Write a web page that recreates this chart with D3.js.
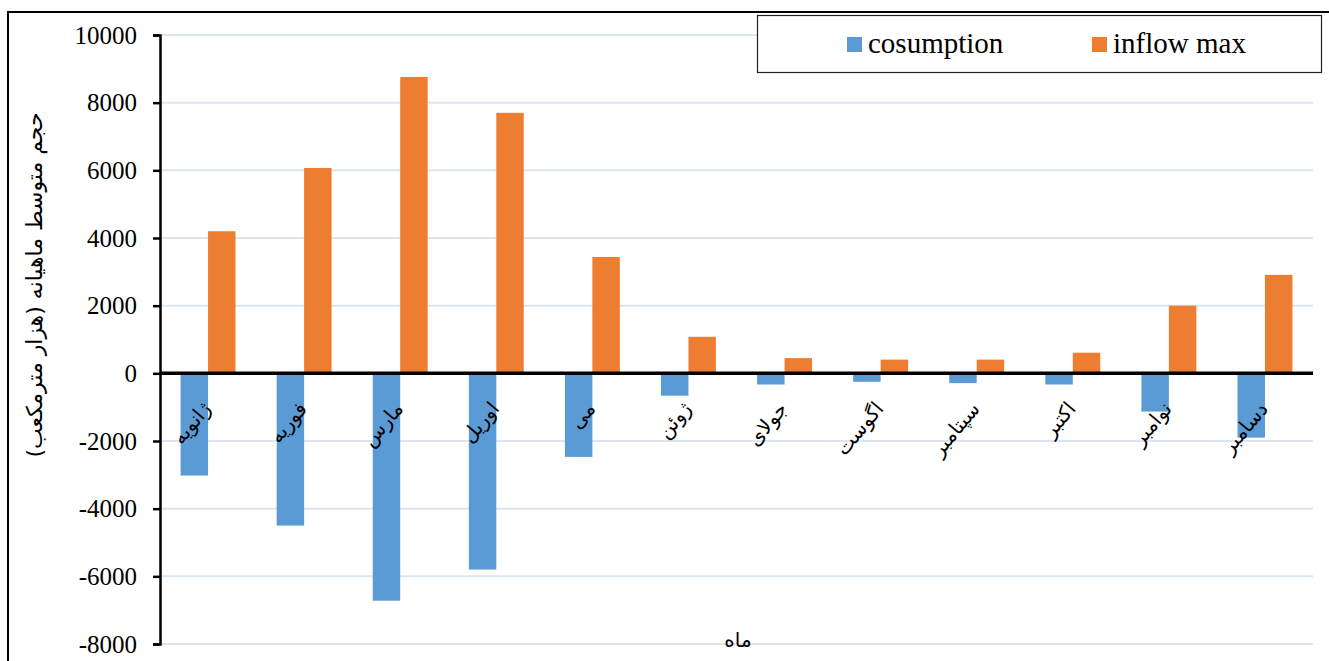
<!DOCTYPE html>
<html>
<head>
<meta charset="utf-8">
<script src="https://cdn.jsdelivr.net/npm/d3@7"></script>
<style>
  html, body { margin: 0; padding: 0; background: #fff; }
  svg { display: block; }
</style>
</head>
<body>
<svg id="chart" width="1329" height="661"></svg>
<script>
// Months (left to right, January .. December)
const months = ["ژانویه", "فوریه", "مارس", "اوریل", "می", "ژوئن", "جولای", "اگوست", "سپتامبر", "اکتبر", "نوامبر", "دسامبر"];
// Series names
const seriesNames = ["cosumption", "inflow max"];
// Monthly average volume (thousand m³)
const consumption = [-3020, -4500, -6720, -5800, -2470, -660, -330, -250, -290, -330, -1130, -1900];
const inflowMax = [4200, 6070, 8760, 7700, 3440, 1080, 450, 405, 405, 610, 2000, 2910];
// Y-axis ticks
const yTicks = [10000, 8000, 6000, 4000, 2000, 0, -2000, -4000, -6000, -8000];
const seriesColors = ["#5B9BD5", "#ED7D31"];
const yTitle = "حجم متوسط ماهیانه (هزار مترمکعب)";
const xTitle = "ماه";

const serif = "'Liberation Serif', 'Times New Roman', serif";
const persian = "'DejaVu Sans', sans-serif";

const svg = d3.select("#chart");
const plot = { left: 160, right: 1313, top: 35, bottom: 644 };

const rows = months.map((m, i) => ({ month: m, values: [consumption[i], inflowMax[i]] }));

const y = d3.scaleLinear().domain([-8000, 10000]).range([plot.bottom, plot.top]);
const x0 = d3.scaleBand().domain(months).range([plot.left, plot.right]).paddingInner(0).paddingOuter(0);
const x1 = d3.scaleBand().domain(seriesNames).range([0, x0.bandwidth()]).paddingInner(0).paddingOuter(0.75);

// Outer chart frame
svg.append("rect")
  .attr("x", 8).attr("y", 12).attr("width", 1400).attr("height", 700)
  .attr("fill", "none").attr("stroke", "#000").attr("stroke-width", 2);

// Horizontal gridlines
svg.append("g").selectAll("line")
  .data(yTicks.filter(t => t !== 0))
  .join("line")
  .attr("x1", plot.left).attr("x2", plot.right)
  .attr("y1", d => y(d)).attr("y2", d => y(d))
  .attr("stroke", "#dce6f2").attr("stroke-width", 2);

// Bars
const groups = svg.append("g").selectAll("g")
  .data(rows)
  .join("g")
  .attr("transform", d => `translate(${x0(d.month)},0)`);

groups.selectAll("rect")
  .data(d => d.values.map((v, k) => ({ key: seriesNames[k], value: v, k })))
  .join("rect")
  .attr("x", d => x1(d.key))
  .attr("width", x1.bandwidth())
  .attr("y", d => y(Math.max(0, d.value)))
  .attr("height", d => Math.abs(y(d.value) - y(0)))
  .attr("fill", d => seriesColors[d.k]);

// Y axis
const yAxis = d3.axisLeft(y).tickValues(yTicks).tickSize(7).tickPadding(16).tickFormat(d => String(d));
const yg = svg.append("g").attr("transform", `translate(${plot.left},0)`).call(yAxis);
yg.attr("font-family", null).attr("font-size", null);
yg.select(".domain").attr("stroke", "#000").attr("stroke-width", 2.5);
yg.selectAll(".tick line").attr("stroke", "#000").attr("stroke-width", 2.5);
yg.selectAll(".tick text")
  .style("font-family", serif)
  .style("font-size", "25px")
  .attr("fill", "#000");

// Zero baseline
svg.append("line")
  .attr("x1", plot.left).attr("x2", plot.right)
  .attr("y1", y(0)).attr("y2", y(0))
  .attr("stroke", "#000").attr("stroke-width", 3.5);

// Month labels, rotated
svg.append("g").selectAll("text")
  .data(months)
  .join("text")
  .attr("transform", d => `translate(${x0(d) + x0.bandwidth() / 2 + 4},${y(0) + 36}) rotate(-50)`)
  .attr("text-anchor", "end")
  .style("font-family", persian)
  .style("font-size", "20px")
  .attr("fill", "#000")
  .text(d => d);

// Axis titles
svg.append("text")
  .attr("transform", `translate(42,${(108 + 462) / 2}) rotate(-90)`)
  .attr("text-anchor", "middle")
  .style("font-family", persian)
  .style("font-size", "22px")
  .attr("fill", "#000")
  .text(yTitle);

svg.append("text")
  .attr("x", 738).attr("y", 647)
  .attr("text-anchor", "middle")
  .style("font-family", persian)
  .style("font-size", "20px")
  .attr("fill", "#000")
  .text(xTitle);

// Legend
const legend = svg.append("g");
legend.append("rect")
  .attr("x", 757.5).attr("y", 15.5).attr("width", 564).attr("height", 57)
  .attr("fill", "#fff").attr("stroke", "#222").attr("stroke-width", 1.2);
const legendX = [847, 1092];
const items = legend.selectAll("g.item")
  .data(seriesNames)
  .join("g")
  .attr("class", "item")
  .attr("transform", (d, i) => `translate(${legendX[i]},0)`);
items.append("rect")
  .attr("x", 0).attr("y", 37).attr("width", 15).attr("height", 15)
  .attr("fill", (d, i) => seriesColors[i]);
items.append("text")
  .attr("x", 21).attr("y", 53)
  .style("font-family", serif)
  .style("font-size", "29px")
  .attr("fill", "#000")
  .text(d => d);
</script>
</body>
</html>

--------------------------------------------------

● Directions
Make an exact copy of the lines from the top of the material through the line with "35, bottom: 644", pictures excluded.

● Completed task
Write a web page that recreates this chart with D3.js.
<!DOCTYPE html>
<html>
<head>
<meta charset="utf-8">
<script src="https://cdn.jsdelivr.net/npm/d3@7"></script>
<style>
  html, body { margin: 0; padding: 0; background: #fff; }
  svg { display: block; }
</style>
</head>
<body>
<svg id="chart" width="1329" height="661"></svg>
<script>
// Months (left to right, January .. December)
const months = ["ژانویه", "فوریه", "مارس", "اوریل", "می", "ژوئن", "جولای", "اگوست", "سپتامبر", "اکتبر", "نوامبر", "دسامبر"];
// Series names
const seriesNames = ["cosumption", "inflow max"];
// Monthly average volume (thousand m³)
const consumption = [-3020, -4500, -6720, -5800, -2470, -660, -330, -250, -290, -330, -1130, -1900];
const inflowMax = [4200, 6070, 8760, 7700, 3440, 1080, 450, 405, 405, 610, 2000, 2910];
// Y-axis ticks
const yTicks = [10000, 8000, 6000, 4000, 2000, 0, -2000, -4000, -6000, -8000];
const seriesColors = ["#5B9BD5", "#ED7D31"];
const yTitle = "حجم متوسط ماهیانه (هزار مترمکعب)";
const xTitle = "ماه";

const serif = "'Liberation Serif', 'Times New Roman', serif";
const persian = "'DejaVu Sans', sans-serif";

const svg = d3.select("#chart");
const plot = { left: 160, right: 1313, top: 35, bottom: 644 };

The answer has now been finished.